The data is American. Naming dynamics in Brazil, in Korea, in Iran are not in scope, and the assumption that the same forces operate elsewhere with the same magnitudes is an assumption, not a finding. Google Trends only goes back to 2004, which means anything we say about the lead-lag relationship between search and births is based on a twenty-year window — long enough to detect short lags, too short to test whether the relationship has changed across cultural eras. The eleven hundred cultural events in our corpus were assembled by a careful but inevitably imperfect attribution pipeline; some of the events are stronger than others, and a handful are probably miscoded. The synthetic-control method has assumptions, including one — that treated and donor names don't influence each other — that the phonetic spillover finding above directly violates in some cases. We have done what we can to mitigate these issues; we have not made them disappear.
The headline number — "less than 2% of variance is explained by event characteristics" — is conditional on the events we measured and the variance we could measure. There are surely cultural mechanisms operating at scales our pipeline does not see: family transmission, religious community, regional dialect, the slow and almost untraceable diffusion of a sound through ten thousand small conversations. The drift baseline absorbs much of this into "noise," but the noise is not really noise. It is the rest of the iceberg.
So: what should a parent actually do?
We owe you a useful conclusion, so here is one.
If you have been agonizing over a shortlist, the most actionable thing this study suggests is that you should worry less about the cultural moment behind a name and more about the sound family it belongs to. The film, the show, the celebrity baby — these are smaller forces than they feel like. A name riding a single hit will spike and fade; a name riding a sound family will rise more slowly and stay risen for a generation. If you are picking a name because the show is good, you are probably picking with the wave that will ebb. If you are picking a name because something about the rhythm of it lives in your ear, you are probably picking with the wave that will hold.
Second: check the sign of the cultural moment, not just its size. If a name is rising in search and you can trace the rise to a film or a celebrity, the rise is real and probably aspirational. If you can trace it to a tragedy or a controversy, the rise is also real, but the data says other parents will treat it as a name to avoid, and your child will carry that asymmetry with them. The search trend will not warn you. The birth data does.
Third: if you want a name that will feel uncommon at kindergarten drop-off, look at the sound neighbors of names you already love that are themselves rare. A name two doors down from your favorite — same texture, lower rank — is more likely to stay rare, because the wave that lifts it will be diffuse and slow.

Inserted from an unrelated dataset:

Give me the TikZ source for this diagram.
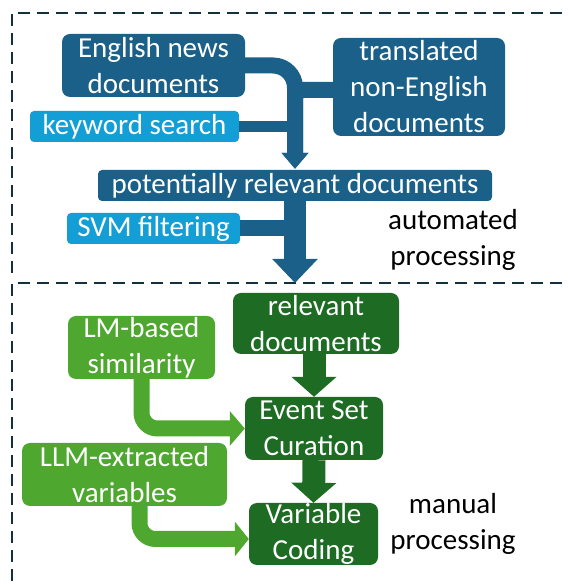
\documentclass[tikz,border=0pt]{standalone}
\usepackage{fontspec}
\setmainfont{Carlito}
\usetikzlibrary{arrows.meta}
\definecolor{dblue}{HTML}{1B6088}
\definecolor{lblue}{HTML}{139FD6}
\definecolor{dgreen}{HTML}{1E6B24}
\definecolor{lgreen}{HTML}{4EA72E}
\definecolor{frame}{HTML}{12303F}
\tikzset{
  box/.style={fill=#1, text=white, inner sep=0pt, align=center, rounded corners=8pt,
    font=\fontsize{29}{36}\selectfont},
  flat/.style={box=#1, rounded corners=4pt},
  band/.style={draw=#1, line width=16pt},
  frm/.style={draw=frame, line width=2pt, dash pattern=on 12pt off 7pt},
  lbl/.style={align=center, text=black, inner sep=0pt, font=\fontsize{29}{36}\selectfont},
}
\begin{document}
\begin{tikzpicture}[x=1pt,y=1pt]
\useasboundingbox (0,0) rectangle (567,585);
% frames
\draw[frm] (600,572) -- (12,572) -- (12,308);
\draw[frm] (600,302) -- (12,302) -- (12,-10);
% top nodes
\node[box=dblue, minimum width=183pt, minimum height=63pt] (eng) at (153.5,519.5) {English news\\documents};
\node[box=dblue, minimum width=172pt, minimum height=98pt] (trans) at (419,498) {translated\\non-English\\documents};
\node[flat=lblue, minimum width=209pt, minimum height=31pt] (kw) at (134.5,458.5) {keyword search};
\node[flat=dblue, minimum width=394pt, minimum height=31pt] (pot) at (295,399.5) {potentially relevant documents};
\node[flat=lblue, minimum width=173pt, minimum height=31pt] (svm) at (153.5,356.5) {SVM filtering};
\node[lbl] (auto) at (453,345) {automated\\processing};
\coordinate (tip1) at (pot.north);
\coordinate (tip2) at (295,302);
% top connectors
\draw[band=dblue, line width=11pt, rounded corners=4pt] (kw.east) -- ([xshift=-1pt]kw.east -| tip1);
\draw[band=dblue, rounded corners=22pt, -{Triangle[width=26pt,length=16pt]}] (eng.east) -| ([yshift=1pt]tip1);
\draw[band=dblue, rounded corners=8pt, -{Triangle[width=26pt,length=16pt]}] ([yshift=-3pt]trans.west) -| ([yshift=1pt]tip1);
\draw[band=dblue, line width=16pt] (svm.east) -- (svm.east -| tip2);
\draw[band=dblue, line width=22pt, -{Triangle[width=44pt,length=24pt]}] (pot.south) -- (tip2);
% bottom nodes
\node[box=dgreen, minimum width=166pt, minimum height=61pt] (rel) at (316,261.5) {relevant\\documents};
\node[box=lgreen, minimum width=147pt, minimum height=63pt] (lm) at (141.5,237.5) {LM-based\\similarity};
\node[box=dgreen, minimum width=138pt, minimum height=63pt] (ev) at (314,156.5) {Event Set\\Curation};
\node[box=lgreen, minimum width=205pt, minimum height=63pt] (llm) at (124.5,110.5) {LLM-extracted\\variables};
\node[box=dgreen, minimum width=129pt, minimum height=62pt] (vc) at (313.5,51) {Variable\\Coding};
\node[lbl] (man) at (453,61) {manual\\processing};
% bottom connectors
\draw[band=dgreen, line width=23pt, -{Triangle[width=44pt,length=20pt]}] (rel.south -| ev.north) -- (ev.north);
\draw[band=dgreen, line width=23pt, -{Triangle[width=44pt,length=20pt]}] (ev.south) -- (vc.north);
\draw[band=lgreen, rounded corners=16pt, -{Triangle[width=34pt,length=15pt]}] (lm.south) |- (ev.west);
\draw[band=lgreen, rounded corners=16pt, -{Triangle[width=34pt,length=14pt]}] ([xshift=15pt]llm.south) |- ([yshift=-5pt]vc.west);
\end{tikzpicture}
\end{document}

And fourth: at some point, close the spreadsheet. The data can tell you how the waves work. It cannot tell you which name will land when you say it out loud to a sleeping newborn at three in the morning. That part is yours, and the beautiful thing about it is that even though you are choosing inside a culture that is mostly choosing for you, the choice still feels — is — entirely your own.

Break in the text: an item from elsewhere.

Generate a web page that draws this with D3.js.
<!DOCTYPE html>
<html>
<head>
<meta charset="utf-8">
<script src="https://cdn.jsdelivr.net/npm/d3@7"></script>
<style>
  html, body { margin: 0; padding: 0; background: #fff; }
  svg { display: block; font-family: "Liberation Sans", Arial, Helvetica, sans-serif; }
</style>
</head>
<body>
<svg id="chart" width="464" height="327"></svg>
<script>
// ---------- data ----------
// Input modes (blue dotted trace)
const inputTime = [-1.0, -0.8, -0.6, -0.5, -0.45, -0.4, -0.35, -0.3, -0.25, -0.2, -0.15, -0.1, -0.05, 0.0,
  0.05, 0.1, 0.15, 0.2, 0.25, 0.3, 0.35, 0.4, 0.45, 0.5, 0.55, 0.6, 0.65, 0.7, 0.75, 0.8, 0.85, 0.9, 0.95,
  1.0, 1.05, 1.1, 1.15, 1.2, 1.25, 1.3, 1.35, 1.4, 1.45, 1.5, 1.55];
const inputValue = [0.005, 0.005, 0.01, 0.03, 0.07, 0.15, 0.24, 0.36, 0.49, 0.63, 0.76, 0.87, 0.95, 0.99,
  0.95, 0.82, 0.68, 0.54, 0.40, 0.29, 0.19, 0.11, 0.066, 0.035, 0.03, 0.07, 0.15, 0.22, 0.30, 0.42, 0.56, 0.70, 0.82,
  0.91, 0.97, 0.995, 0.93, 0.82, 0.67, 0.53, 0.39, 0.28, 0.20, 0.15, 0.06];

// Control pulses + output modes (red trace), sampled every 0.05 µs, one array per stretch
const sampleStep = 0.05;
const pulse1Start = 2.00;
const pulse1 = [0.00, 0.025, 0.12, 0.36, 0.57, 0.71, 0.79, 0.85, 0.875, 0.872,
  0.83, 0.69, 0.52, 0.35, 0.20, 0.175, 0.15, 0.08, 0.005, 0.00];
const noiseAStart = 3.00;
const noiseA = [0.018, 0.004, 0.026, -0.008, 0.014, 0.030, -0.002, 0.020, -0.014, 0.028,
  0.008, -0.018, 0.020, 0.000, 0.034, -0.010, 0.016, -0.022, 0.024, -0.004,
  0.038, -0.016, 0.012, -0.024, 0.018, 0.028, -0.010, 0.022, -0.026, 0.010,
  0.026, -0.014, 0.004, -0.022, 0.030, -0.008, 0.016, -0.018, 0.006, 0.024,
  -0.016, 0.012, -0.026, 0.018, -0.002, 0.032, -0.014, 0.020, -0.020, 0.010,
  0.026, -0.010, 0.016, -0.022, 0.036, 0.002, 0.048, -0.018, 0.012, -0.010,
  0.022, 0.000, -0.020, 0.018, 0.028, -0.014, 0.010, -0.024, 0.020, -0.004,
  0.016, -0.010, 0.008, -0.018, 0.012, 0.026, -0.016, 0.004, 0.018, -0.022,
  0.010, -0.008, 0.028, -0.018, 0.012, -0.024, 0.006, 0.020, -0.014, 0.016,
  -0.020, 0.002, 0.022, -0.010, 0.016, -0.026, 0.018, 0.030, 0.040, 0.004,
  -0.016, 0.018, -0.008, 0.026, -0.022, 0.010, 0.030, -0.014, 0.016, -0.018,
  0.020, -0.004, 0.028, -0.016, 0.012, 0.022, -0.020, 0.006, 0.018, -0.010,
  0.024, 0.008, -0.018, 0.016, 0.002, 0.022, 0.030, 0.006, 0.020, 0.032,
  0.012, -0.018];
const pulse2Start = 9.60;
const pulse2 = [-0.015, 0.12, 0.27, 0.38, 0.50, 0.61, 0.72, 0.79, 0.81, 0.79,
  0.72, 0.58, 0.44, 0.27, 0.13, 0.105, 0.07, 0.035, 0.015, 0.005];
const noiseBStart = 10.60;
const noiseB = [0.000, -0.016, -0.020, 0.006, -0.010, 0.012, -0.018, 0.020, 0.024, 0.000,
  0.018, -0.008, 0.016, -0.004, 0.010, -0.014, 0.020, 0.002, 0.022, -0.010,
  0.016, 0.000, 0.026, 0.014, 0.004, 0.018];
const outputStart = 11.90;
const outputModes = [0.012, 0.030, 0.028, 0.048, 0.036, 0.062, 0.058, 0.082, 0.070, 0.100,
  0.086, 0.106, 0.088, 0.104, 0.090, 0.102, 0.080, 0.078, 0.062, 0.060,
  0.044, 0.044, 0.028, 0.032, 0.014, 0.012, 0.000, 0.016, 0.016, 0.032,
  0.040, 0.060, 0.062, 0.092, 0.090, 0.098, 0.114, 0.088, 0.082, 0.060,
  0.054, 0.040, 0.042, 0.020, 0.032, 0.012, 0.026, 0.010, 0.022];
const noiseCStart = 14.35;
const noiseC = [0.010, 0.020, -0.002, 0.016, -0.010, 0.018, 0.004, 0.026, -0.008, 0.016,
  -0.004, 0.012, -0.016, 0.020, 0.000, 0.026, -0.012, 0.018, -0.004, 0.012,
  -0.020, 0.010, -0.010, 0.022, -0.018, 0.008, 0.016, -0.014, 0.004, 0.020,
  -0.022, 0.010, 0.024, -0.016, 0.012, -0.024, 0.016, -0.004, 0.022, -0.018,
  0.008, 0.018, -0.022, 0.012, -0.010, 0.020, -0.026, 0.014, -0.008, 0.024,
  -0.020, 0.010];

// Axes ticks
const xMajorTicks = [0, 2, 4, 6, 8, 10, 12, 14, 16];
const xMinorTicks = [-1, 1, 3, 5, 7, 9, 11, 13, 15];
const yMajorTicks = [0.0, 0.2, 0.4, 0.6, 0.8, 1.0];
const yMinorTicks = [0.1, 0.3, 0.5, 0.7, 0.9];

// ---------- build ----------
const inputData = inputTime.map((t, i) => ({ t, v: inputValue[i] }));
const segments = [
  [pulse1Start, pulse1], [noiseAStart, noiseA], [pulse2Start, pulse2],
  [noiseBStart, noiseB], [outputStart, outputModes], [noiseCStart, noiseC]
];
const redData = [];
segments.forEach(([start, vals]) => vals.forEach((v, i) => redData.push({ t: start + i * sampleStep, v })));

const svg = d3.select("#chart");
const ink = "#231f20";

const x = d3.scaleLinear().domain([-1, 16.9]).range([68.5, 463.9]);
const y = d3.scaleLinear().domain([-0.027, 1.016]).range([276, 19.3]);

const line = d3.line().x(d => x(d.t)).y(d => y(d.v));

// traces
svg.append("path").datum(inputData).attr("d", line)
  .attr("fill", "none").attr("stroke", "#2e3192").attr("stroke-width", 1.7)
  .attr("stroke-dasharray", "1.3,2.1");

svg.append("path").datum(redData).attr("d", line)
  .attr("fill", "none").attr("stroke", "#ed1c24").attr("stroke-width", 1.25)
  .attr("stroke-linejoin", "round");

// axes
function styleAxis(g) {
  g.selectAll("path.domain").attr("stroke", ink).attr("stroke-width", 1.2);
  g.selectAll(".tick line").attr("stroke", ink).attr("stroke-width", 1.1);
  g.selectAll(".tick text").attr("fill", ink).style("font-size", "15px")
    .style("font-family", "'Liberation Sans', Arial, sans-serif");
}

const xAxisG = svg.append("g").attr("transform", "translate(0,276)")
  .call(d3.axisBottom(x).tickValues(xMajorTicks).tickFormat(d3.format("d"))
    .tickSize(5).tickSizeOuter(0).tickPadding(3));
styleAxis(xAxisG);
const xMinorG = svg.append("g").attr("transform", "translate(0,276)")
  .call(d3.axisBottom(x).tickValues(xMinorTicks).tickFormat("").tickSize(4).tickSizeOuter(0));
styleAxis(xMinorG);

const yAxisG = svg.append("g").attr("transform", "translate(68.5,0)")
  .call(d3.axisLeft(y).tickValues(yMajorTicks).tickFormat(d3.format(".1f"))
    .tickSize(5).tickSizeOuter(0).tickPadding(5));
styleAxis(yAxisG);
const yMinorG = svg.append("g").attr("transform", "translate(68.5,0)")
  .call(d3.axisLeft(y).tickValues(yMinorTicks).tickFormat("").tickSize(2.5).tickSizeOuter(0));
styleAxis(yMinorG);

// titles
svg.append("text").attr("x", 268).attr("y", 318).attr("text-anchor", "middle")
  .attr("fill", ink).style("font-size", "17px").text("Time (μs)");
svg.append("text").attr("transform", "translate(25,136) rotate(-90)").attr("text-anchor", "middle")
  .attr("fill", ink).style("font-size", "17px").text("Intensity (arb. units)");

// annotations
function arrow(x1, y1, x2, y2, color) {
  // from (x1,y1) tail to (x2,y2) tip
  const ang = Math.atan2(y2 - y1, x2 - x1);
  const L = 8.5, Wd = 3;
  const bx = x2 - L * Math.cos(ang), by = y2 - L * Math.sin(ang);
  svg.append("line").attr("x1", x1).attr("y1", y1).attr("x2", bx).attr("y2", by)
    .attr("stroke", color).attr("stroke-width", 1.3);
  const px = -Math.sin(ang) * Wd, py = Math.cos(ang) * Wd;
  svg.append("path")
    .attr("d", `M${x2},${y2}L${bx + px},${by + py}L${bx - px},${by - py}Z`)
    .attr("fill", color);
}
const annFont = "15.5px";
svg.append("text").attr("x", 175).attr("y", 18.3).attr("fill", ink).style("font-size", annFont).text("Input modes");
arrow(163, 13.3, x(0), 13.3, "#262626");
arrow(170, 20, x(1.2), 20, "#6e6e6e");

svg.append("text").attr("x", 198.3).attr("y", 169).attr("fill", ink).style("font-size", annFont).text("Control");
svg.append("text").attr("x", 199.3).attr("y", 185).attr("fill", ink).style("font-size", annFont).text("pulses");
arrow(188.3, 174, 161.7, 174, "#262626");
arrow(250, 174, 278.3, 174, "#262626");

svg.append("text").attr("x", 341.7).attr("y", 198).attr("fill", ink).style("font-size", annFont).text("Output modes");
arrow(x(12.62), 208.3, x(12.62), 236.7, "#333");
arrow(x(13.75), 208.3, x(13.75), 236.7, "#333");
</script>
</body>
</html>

Names are how people quietly participate in the story of their time. The story of our time, the data suggests, is one of softer regional borders, denser sound families, faster cultural cycles, and a stubborn human tendency to copy each other while believing we are not. None of that ruins the act of picking a name. It just gives you, if you want it, slightly better hearing for the music you are already inside.
Whisper the name once. If it sounds like your child, write it down.